Governance should then establish system ownership for inventory truth, shipment status, order exceptions, transportation cost capture, supplier commitments, and planning signals. This prevents overlapping workflows and conflicting KPIs. A steering model that includes operations, finance, IT, procurement, and enterprise architecture is essential because the boundary decision affects controls, service levels, and long-term platform economics.
- If the enterprise lacks process standardization and trusted master data, prioritize ERP foundation before adding broad coordination layers.
- If the enterprise already has a stable ERP core but struggles with network visibility and cross-party execution, prioritize a supply chain platform with explicit integration boundaries.
- If resilience, scenario planning, and external collaboration are strategic differentiators, adopt a hybrid model with formal governance for data ownership, APIs, and exception workflows.
Final recommendation: define the boundary before selecting the stack
Logistics ERP and supply chain platforms are not interchangeable categories. They solve different layers of the operating model. A logistics ERP is usually the stronger choice for enterprises that need transactional discipline, financial control, and standardized internal execution. A supply chain platform is usually the stronger choice for enterprises that need network coordination, operational visibility, and adaptive response across external ecosystems.
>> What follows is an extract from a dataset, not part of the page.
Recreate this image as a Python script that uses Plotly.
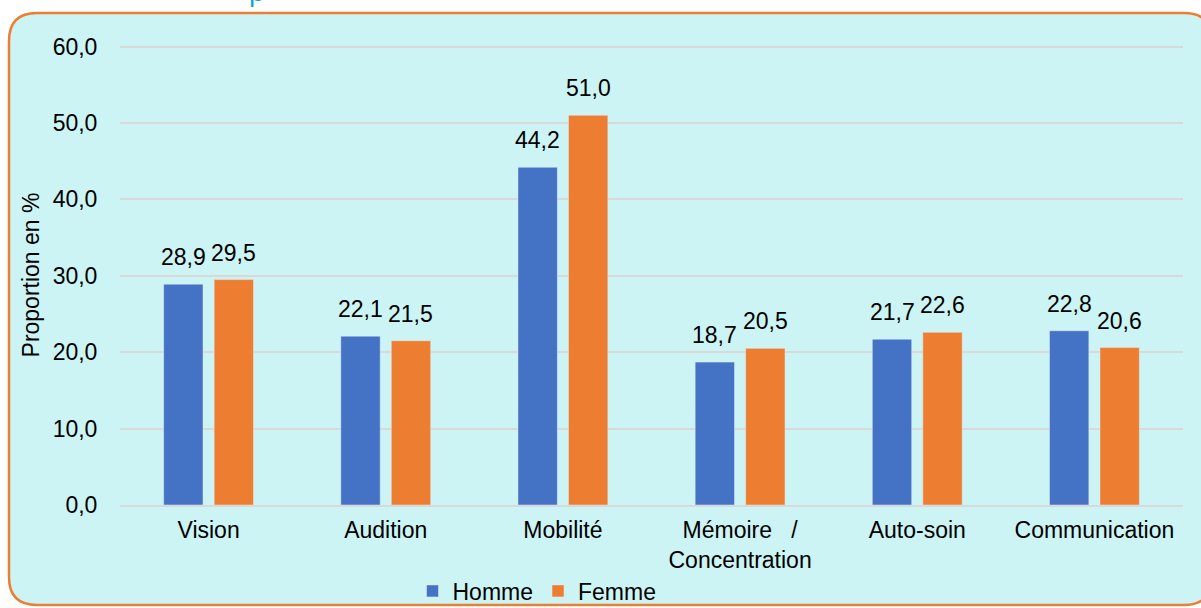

For many large organizations, the right answer is not replacement but boundary design. The ERP should remain the governed core where financial truth and internal process control matter. The supply chain platform should extend the enterprise where event intelligence, collaboration, and resilience matter. The strategic technology evaluation question is therefore not which product has more features, but which architecture creates the most coherent, scalable, and governable operating model over time.